Every once in a while I ask myself how I am using my smartphone and tablet differently now from just six months ago. I have always argued that mobile marketers and media have the dual challenge of having to track multiple moving targets. Not only are the mobile audiences rising and technology changing, but all of us continue to discover and ritualize new aspects of mobile platforms over time. And so it is especially important to understand early enthusiasts for some mobile features, because in all likelihood they are modeling the future behaviors for many of the rest of us.
To wit: YP, in partnership with research and events company Street Fight, found that about half of local mobile searches for goods and services are being done by 24% of smartphone users. This group, dubbed “Avid Local Searcher Users” apparently have gotten into the groove of using their handheld devices for a broad range of look-up activity, perhaps well ahead of the rest of us. In fact, 86% of this avid group will do local searches on their smartphone daily, compared to 15% of average users.
There is no gender disparity among the avid users, but other common early-adopter profile points apply: more likely to be fully employed, a college grad and younger -- 51% between 21 and 35. This group is also much more likely to use mobile shopping apps (91% vs. 53% of average users). And they also are more avid social media users, with about half having checked in with some local service. Which is to say that these are the people already embracing the broadest feature set of the device.
Perhaps even more interesting in the full white paper of this study is the overall incidence of using local search as part of a purchase process across verticals. For instance, the PC remains the dominant search platform for most categories, but in transportation choices among those who purchased the product, 47% searched on PCs and 48% searched on mobile. And in the restaurants category, 59% of purchasers searched on mobile compared to 63% on the PC. In entertainment the two platforms are almost at parity (67% on desktop vs. 55% on mobile).

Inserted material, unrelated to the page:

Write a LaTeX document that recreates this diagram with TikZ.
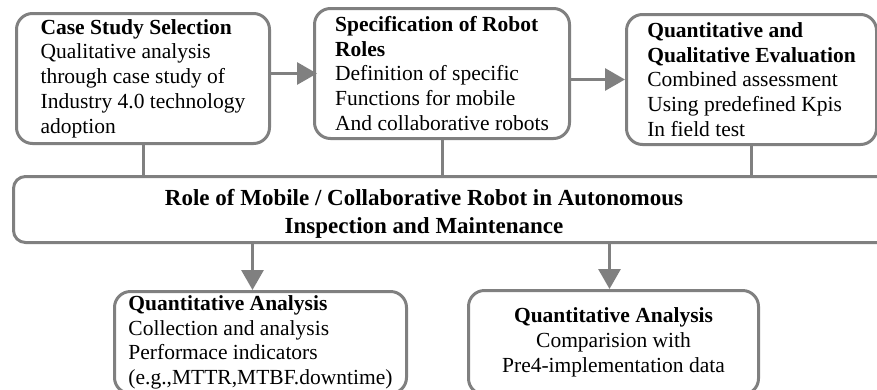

The implication is not surprising but still important: there is a multi-screen process occurring as people make their purchase decisions. Marketers need to understand the ways in which the path to purchase moves across screens in order to maintain a persistent message. The shopper is likely in different moods and modes on PC, smartphone and tablet, and so the messaging must accommodate this new and more complex understanding of the user context.